Une version adoptée par la majorité des médias locaux et que
les dignitaires coptes se sont abstenus de contredire. Lors
de son sermon hebdomadaire, le chef de l’Eglise, le pape
Chénouda III, s’est contenté de
faire une allusion implicite à un « abus du pouvoir » de la
part de l’administration et des forces de l’ordre. « Dieu
donne l’autorité à certaines personnes afin qu’elles
assurent le bien-être de ceux qu’elles dirigent, mais
l’autorité ne devrait pas être exercée avec violence »,
a-t-il déclaré.
Propre version des faits
Déçus par ce qu’ils voient comme une attitude trop
conciliante de la part de l’Eglise, et ne trouvant personne
pour les écouter, les fidèles sur les lieux des événements
ont organisé samedi une conférence de presse pour relater
leur propre version des faits. Sous le titre « Le carnage de
Talebiya, une guerre des rues »,
ces témoins ont comparé l’attitude des forces de l’ordre à
celle des « soldats israéliens dans les territoires
palestiniens occupés ». D’après eux, « l’attaque policière »
était prédéterminée : les forces de police sont arrivées,
accompagnées de bulldozers, pour raser l’église. Les
soldats, qui encerclaient déjà l’église depuis les premières
heures du matin, y ont fait irruption, brûlant des icônes et
confisquant l’argent de l’aumône, raconte-t-on. « C’est
alors que les bombes lacrymogènes ont commencé à nous tomber
dessus ».
Quel que soit l’initiateur de la violence, les affrontements
ont dégénéré et des policiers ont tiré à balles réelles,
faisant tomber une première victime. Quelques centaines de
chrétiens sont partis en direction des bureaux du gouverneur
de Guiza, où ils ont rencontré
des policiers anti-émeutes. Les
manifestants, selon un responsable des services de sécurité,
ont brisé des vitres et des voitures.
La justice égyptienne a ordonné jeudi de prolonger de deux
semaines la garde à vue des 156 personnes interpellées,
accusées de destruction de véhicules et d’autres biens
communs et d’usage de force contre les forces de l’ordre.

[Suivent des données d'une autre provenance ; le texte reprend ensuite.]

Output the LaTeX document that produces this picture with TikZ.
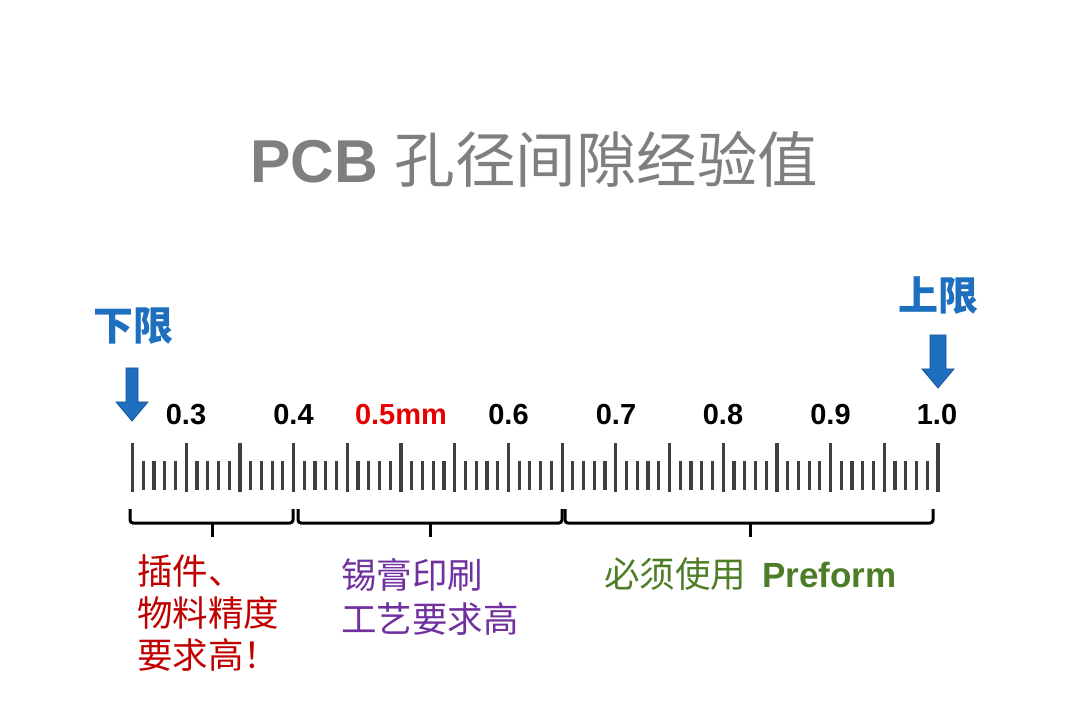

Les heurts de Guiza surviennent
au lendemain de la publication d’un rapport du département
d’Etat américain sur la liberté religieuse, qui contient des
critiques dures sur la question du respect de la liberté
religieuse en Egypte. Le rapport précise que les minorités,
notamment les chrétiens et les bahaïs, « subissent des
discriminations collectives et personnelles, en particulier
dans l’accès à la fonction publique et pour construire,
rénover et réparer des lieux de culte ».
La loi en vigueur, héritée de l’époque ottomane, est très
contraignante pour construire ou agrandir des églises. Dans
leurs réactions aux événements de Guiza,
plusieurs ONG locales ont identifié cette loi « injuste »
comme à la base de plusieurs frictions et incidents
confessionnels. « Ce qui pousse les coptes à contourner une
loi discriminatoire, c’est le refus obstiné du gouvernement
à faire adopter une loi unifiée pour la construction des
lieux de culte », lit-on dans un communiqué issu de
l’organisation « Egyptiens contre la discrimination
religieuse ». L’absence d’une telle loi, d’après
l’Organisation égyptienne des droits de l’homme, une autre
ONG, est « l’une des principales raisons de la tension qui
prévaut entre l’administration et les coptes ».